1. Product Offerings: Utility vs. Ecosystem
While basic Peer-to-Peer (P2P) transfers are now a commodity, the "Super App" race has created clear product divergence. Telco-Led providers like telebirr and M-Pesa focus on micro-lending (such as Mela), overdrafts (such as Endekise), utility payments, and international remittances. Their unique value proposition lies in deep integration, as their services are embedded directly into the SIM and network, utilizing high-speed USSD for accessibility in rural areas.
Traditional Banks, including CBE Birr, Awash, and Dashen, focus on digital savings, mortgage or car loan applications, and foreign currency accounts. Their strength is trust; they are perceived as safer for large deposits and offer higher transaction limits compared to telco-led wallets.
Independent Fintechs such as Chapa, Kifiya, and Santim Pay specialize in payment gateways, merchant aggregation, and B2B supply chain financing.

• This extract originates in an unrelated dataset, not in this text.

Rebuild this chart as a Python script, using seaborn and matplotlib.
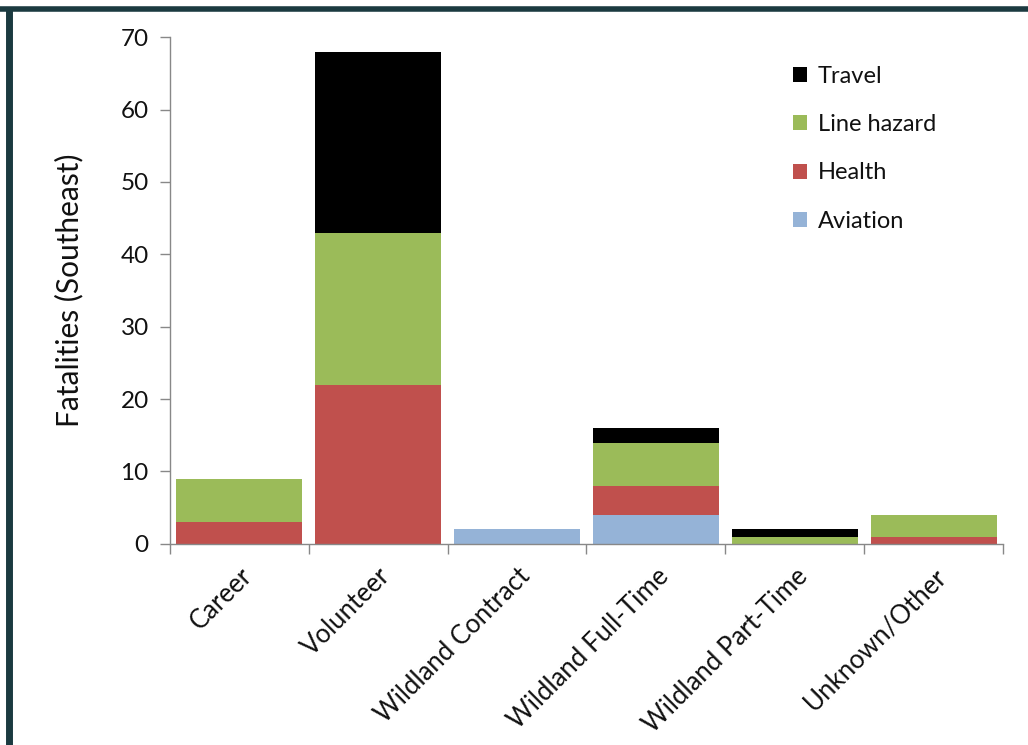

Their advantage is agility, offering faster API integrations for e-commerce and specialized digital tools for small and medium enterprises.
2. Customer Base: Mass Market vs. Niche
The target audience is largely determined by physical reach and the digital literacy of the users. Telebirr dominates the unbanked and rural mass market. With over 50 million users, it leverages Ethio Telecom’s massive infrastructure. Its customer base is often integrated into the system through necessity, such as mandatory digital fuel payments.
M-Pesa (Safaricom) primarily targets urban, tech-savvy, and younger demographics. They focus on users who value a superior user interface and experience, often catering to those who use both M-Pesa and a traditional bank app.
Commercial Banks retain the formal workforce and high-net-worth individuals. Their digital customers are typically people who already have a physical relationship with a bank branch and use digital tools for convenience rather than as their only means of banking. Fintechs serve the merchant and developer ecosystem. Their customers are frequently other businesses (B2B) rather than the average consumer on the street.
3. Risk Profile: Systemic vs. Operational
Risks vary based on how each entity is structured and supervised by the National Bank of Ethiopia (NBE). Banks face systemic risk because they hold the actual trust accounts for fintechs and telcos. They deal with traditional liquidity and credit risks; if a bank fails, the digital wallets mirrored there are also at risk.
Telcos and Fintechs face higher operational and cyber risks. Telcos, in particular, have a massive network dependency risk. In Ethiopia, a network outage is not just a loss of signal but a total shutdown of the payment rail. They also face higher fraud risks due to a large volume of users with lower digital literacy. Independent Fintechs face regulatory risk. Operating on thinner margins, they are the most vulnerable to policy shifts, such as changes in transaction fee caps or increased capital requirements.
Compliance risks are also evolving. With the rollout of the Fayda National ID, all providers are transitioning to biometric eKYC. Telcos face a steeper challenge in retroactively verifying millions of legacy accounts compared to the more contained customer bases of traditional banks.